Monday, Apr. 08, 1985
Breaking the Genetic Law
By Natalie Angier
Ever since the genetic code was cracked in the 1960s, biologists have believed the language of DNA to be rather like the Latin of the medieval church: universal, fundamental and indispensable. It seemed that all creatures, from men to mice to humble E. coli bacteria, shared the same basic instructions for making proteins, the building blocks of life; variations among organisms were thought to involve only the number and type of proteins that are strung together. Now researchers in the U.S., Europe and Japan have found species + that defy certain words in the genetic scripture: in the familiar Paramecium, a single-celled protozoan, and in a bacterium called Mycoplasma capricolum, the DNA patterns responsible for protein construction exhibit a surprising difference.

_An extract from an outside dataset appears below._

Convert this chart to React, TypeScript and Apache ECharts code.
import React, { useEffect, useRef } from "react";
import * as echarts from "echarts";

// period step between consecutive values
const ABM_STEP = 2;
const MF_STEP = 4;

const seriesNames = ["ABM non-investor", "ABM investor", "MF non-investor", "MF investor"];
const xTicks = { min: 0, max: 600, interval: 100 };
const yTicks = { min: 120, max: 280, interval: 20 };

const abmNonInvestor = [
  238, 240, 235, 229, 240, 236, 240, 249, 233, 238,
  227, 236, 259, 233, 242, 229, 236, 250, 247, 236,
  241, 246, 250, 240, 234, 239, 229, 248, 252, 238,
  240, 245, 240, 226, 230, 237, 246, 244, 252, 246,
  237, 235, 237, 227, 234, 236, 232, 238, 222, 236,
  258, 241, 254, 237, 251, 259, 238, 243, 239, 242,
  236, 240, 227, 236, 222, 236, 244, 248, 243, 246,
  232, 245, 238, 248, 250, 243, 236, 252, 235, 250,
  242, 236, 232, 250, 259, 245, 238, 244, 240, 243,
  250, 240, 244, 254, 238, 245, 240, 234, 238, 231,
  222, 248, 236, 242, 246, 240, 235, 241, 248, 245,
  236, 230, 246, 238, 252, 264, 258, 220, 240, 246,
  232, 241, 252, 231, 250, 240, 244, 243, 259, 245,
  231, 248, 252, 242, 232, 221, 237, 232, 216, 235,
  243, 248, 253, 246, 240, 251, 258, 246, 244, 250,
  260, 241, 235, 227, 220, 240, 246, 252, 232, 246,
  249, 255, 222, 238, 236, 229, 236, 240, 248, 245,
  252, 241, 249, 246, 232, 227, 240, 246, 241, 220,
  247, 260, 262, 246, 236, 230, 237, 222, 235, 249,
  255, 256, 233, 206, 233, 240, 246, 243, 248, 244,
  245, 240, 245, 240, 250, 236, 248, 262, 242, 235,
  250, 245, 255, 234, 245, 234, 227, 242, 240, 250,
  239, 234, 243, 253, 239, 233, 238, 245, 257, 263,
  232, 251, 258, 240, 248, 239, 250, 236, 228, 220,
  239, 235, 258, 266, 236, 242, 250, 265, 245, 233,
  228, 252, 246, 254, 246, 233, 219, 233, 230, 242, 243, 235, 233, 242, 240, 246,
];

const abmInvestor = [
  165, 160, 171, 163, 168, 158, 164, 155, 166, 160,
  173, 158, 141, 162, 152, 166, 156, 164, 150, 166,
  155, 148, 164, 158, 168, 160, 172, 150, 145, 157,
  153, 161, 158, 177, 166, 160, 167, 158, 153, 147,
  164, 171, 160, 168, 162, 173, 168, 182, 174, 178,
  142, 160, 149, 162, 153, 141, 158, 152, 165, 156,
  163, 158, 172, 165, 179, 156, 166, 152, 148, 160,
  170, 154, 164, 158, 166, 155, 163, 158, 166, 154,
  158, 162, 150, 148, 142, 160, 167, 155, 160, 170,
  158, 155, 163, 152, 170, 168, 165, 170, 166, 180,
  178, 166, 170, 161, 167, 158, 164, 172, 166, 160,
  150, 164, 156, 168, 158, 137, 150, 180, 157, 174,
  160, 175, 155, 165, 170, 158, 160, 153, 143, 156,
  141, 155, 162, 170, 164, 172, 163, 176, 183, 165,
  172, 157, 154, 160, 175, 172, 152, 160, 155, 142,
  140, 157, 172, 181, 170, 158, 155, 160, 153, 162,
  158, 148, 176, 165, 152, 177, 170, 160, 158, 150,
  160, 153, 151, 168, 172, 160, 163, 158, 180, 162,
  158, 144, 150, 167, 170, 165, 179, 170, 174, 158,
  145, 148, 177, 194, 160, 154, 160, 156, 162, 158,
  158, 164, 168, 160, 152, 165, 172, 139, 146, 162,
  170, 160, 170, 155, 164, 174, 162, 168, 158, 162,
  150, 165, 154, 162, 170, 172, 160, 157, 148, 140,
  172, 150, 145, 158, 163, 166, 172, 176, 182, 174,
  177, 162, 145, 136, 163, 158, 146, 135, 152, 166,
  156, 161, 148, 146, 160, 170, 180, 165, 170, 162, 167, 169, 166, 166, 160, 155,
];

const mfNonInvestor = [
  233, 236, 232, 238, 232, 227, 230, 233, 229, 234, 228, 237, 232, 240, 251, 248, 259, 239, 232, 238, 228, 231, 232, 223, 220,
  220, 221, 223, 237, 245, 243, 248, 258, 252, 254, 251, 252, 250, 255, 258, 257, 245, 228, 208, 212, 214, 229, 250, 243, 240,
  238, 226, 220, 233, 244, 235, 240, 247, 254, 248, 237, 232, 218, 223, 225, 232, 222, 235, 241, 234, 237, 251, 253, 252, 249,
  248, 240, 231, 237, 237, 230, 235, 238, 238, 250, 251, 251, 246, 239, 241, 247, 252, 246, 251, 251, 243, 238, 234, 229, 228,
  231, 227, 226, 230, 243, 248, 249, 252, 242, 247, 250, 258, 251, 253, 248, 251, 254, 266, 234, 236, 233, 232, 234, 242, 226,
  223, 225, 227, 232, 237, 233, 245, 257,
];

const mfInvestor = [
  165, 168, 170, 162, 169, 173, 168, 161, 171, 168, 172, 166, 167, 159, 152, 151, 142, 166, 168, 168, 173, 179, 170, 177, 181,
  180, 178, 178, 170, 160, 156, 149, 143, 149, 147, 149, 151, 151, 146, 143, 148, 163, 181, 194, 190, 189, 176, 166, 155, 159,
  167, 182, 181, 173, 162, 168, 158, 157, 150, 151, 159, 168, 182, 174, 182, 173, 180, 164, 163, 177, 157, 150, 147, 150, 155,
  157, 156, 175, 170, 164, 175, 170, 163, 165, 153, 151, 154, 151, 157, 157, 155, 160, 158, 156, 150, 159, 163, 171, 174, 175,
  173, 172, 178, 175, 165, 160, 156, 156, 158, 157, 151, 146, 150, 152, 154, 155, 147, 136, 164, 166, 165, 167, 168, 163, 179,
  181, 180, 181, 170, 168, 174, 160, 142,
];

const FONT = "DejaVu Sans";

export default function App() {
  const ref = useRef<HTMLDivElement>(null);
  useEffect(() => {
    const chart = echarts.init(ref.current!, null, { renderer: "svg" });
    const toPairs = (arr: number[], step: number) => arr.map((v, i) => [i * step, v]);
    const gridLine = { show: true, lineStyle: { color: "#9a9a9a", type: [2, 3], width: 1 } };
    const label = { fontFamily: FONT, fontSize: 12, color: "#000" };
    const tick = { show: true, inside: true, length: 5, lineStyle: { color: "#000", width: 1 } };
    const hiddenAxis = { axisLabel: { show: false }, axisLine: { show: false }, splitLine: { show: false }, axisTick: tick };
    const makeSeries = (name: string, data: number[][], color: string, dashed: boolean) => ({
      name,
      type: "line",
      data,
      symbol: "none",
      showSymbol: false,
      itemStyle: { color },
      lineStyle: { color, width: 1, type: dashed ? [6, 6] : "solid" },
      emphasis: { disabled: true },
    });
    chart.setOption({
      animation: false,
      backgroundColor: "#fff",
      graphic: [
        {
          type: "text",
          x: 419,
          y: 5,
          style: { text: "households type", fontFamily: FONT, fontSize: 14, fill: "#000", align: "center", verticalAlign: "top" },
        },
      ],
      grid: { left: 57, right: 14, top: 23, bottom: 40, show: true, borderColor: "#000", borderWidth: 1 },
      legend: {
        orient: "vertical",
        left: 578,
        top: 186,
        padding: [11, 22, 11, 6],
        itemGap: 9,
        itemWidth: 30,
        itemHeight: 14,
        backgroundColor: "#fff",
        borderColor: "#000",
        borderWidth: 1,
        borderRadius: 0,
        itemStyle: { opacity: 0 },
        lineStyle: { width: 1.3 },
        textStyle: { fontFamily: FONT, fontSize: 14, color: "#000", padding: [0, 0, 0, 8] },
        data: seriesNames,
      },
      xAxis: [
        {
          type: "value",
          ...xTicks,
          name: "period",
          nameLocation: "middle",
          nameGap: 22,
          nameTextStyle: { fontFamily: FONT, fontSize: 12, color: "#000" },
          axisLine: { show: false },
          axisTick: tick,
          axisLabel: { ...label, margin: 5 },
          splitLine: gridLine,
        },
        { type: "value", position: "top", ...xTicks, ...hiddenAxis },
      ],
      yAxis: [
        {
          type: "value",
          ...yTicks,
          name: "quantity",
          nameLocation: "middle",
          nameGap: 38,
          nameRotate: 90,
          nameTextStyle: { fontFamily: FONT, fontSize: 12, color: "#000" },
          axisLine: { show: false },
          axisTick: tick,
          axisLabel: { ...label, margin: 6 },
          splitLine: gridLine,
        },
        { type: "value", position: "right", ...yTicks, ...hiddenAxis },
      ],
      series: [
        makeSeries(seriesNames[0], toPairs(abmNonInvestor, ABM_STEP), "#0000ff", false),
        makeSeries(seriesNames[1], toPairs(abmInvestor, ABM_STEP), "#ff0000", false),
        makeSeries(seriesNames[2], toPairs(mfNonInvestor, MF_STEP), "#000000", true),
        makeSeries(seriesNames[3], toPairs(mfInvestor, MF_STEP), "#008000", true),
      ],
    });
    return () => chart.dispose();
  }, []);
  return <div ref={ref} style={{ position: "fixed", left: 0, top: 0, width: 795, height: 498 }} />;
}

Not only does the discovery undermine the "universality" of the genetic code, but it may cause scientists to rethink certain theories about evolution.

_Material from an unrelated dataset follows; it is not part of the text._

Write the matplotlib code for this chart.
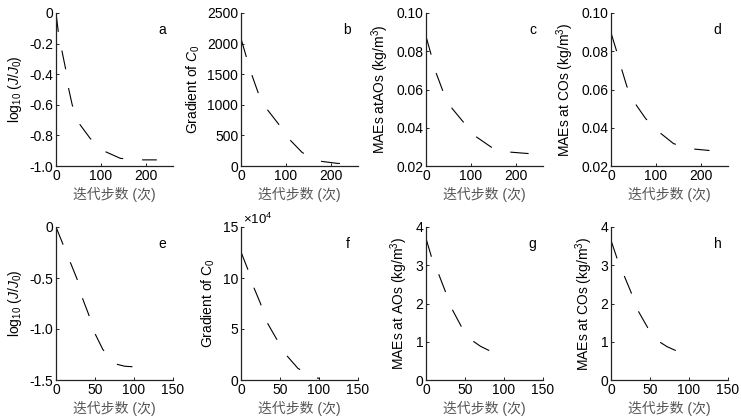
import numpy as np
import matplotlib as mpl
import matplotlib.pyplot as plt

mpl.rcParams['font.family'] = ['Liberation Sans', 'Noto Sans CJK SC', 'DejaVu Sans']
mpl.rcParams['mathtext.fontset'] = 'custom'
mpl.rcParams['mathtext.rm'] = 'Liberation Sans'
mpl.rcParams['mathtext.it'] = 'Liberation Sans:italic'
mpl.rcParams['lines.scale_dashes'] = False
mpl.rcParams['axes.unicode_minus'] = False

# values (iteration step vs. quantity)
a_x = [0, 5, 12, 21, 27, 36, 51, 76, 105, 143, 183, 224]
a_y = [0, -0.12, -0.23, -0.36, -0.48, -0.60, -0.72, -0.82, -0.90, -0.95, -0.96, -0.96]

b_x = [0, 12, 23, 38, 57, 83, 107, 136, 172, 213, 251, 275]
b_y = [2080, 1780, 1510, 1200, 935, 690, 440, 220, 82, 44, 27, 20]

c_x = [0, 12, 23, 38, 58, 84, 112, 146, 185, 228]
c_y = [0.0878, 0.0777, 0.0683, 0.0589, 0.0501, 0.0427, 0.0352, 0.0297, 0.0273, 0.0265]

d_x = [0, 11, 22, 35, 53, 77, 106, 139, 178, 219]
d_y = [0.0896, 0.0812, 0.0719, 0.0618, 0.0529, 0.0448, 0.0379, 0.0317, 0.0290, 0.0281]

e_x = [0, 9, 18, 27, 33, 42, 49, 60, 75, 88, 98]
e_y = [0, -0.17, -0.34, -0.51, -0.68, -0.86, -1.03, -1.20, -1.34, -1.365, -1.37]

f_x = [0, 8.5, 16, 25, 33, 45, 58, 73, 94, 101]
f_y = [125500, 109000, 91500, 75000, 57000, 41000, 24500, 11400, 2300, 1600]

g_x = [0, 7, 16, 25.5, 34, 45.5, 60, 70, 81]
g_y = [3.70, 3.22, 2.78, 2.28, 1.83, 1.39, 1.02, 0.88, 0.77]

h_x = [0, 7.6, 17, 27, 35, 47, 62, 72, 83]
h_y = [3.65, 3.19, 2.72, 2.23, 1.80, 1.37, 1.00, 0.87, 0.77]

letters = ['a', 'b', 'c', 'd', 'e', 'f', 'g', 'h']
ylabels = [r'log$_{10}$ ($J/J_0$)', r'Gradient of $C_0$',
           r'MAEs atAOs (kg/m$^3$)', r'MAEs at COs (kg/m$^3$)',
           r'log$_{10}$ ($J/J_0$)', r'Gradient of C$_0$',
           r'MAEs at AOs (kg/m$^3$)', r'MAEs at COs (kg/m$^3$)']
xlabel = '迭代步数 (次)'

top_xticks = [0, 100, 200]
bot_xticks = [0, 50, 100, 150]
yticks = [
    [0, -0.2, -0.4, -0.6, -0.8, -1.0],
    [0, 500, 1000, 1500, 2000, 2500],
    [0.02, 0.04, 0.06, 0.08, 0.10],
    [0.02, 0.04, 0.06, 0.08, 0.10],
    [0, -0.5, -1.0, -1.5],
    [0, 50000, 100000, 150000],
    [0, 1, 2, 3, 4],
    [0, 1, 2, 3, 4],
]
yticklabels = [
    ['0', '-0.2', '-0.4', '-0.6', '-0.8', '-1.0'],
    ['0', '500', '1000', '1500', '2000', '2500'],
    ['0.02', '0.04', '0.06', '0.08', '0.10'],
    ['0.02', '0.04', '0.06', '0.08', '0.10'],
    ['0', '-0.5', '-1.0', '-1.5'],
    ['0', '5', '10', '15'],
    ['0', '1', '2', '3', '4'],
    ['0', '1', '2', '3', '4'],
]
ylims = [(-1.0, 0), (0, 2500), (0.02, 0.10), (0.02, 0.10),
         (-1.5, 0), (0, 150000), (0, 4), (0, 4)]

series = [(a_x, a_y), (b_x, b_y), (c_x, c_y), (d_x, d_y),
          (e_x, e_y), (f_x, f_y), (g_x, g_y), (h_x, h_y)]

W, H = 741, 417
fig = plt.figure(figsize=(W / 100, H / 100), dpi=100)

lefts = [56, 241, 426, 611]
aw = 117
rows = [(13, 166), (227, 380)]

for k in range(8):
    r, c = divmod(k, 4)
    top, bot = rows[r]
    ax = fig.add_axes([lefts[c] / W, 1 - bot / H, aw / W, (bot - top) / H])
    x, y = series[k]
    ax.plot(x, y, color='black', lw=0.8, dashes=(13.7, 13.7))
    if r == 0:
        ax.set_xlim(0, 260)
        ax.set_xticks(top_xticks)
    else:
        ax.set_xlim(0, 150)
        ax.set_xticks(bot_xticks)
    ax.set_ylim(*ylims[k])
    ax.set_yticks(yticks[k])
    ax.set_yticklabels(yticklabels[k])
    for s in ['top', 'right']:
        ax.spines[s].set_visible(False)
    for s in ['left', 'bottom']:
        ax.spines[s].set_linewidth(0.9)
        ax.spines[s].set_color('#222222')
    ax.tick_params(direction='in', length=2, width=0.6, labelsize=10, pad=2)
    ax.set_ylabel(ylabels[k], fontsize=10, labelpad=4)
    ax.set_xlabel(xlabel, fontsize=10, color='#555555', labelpad=3)
    ax.text(0.91, 0.89, letters[k], transform=ax.transAxes, fontsize=10,
            ha='center', va='center')
    if k == 5:
        ax.text(0.02, 1.0, r'$\times$10$^4$', transform=ax.transAxes,
                fontsize=9.5, ha='left', va='bottom')

fig.savefig('out.png', dpi=100)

The double-helix DNA molecule, which is encased in the center of every living cell, is shaped like a spiral staircase. Each step in the staircase is composed of a compatible pair of four different nucleotides, rep- resented by the letters A, T, G and C. Grouped into sets of three steps, the nucleotides are called codons, which dictate, or code for, the 20 amino acids, the subunits of protein. A few codons, or code words, serve as punctuation marks, telling the cellular machinery to start or stop adding amino acids to the growing protein chain.
It was while studying the membrane of Paramecium that Biologist John Preer Jr. and his colleagues at Indiana University in Bloomington stumbled onto the aberrant code. In the midst of the long sequences of Paramecium codons, they kept finding words that in most creatures read "stop." Yet in Paramecium, the word added another amino acid. Says Preer: "We thought it must be an error in our technique." However, news soon filtered over from the Centre de Genetique Moleculaire laboratory near Paris that scientists there were encountering the same anomaly. As the two groups report in a recent issue of the British journal Na- ture, additional experiments showed that whenever the Paramecium's cellular machinery read either of two "periods" (TAG and TAA) in the standard code, it linked the amino acid glutamine onto the protein chain rather than stopping production; it obeyed only the third word for stop, TGA. At Nagoya University in Japan, scientists have found that Mycoplasma also ignores a stop triplet. But in this case it is TGA that is translated into an amino acid, tryptophan, while the other two codons are read as stop. "Within a certain sphere," says Biologist Syozo Osawa, "it seems that change is possible."
The latest revelations challenge certain assumptions of the so-called code- frozen accident theory postulated by Francis Crick, who with James Watson discovered the structure of DNA. Crick proposed that the genetic code was essentially an accident of nature, which, once fixed a few billion years ago, would never change. Explains Preer: "It's hard to imagine how one code could evolve into another without jeopardizing the protein in the cell." Whatever the mechanism, the changes must have occurred very early on; some biologists suggest that the alterations may have been a ploy by one-celled creatures to resist viruses, which destroy cells by invading them and taking over their cellular machinery.
For now, scientists are baffled and excited by the eccentric codes. They suspect that as they look ever deeper into the structure of DNA, they will find more examples of variation. "There are millions of organisms on the planet," says Osawa, "and only a handful have been examined genetically."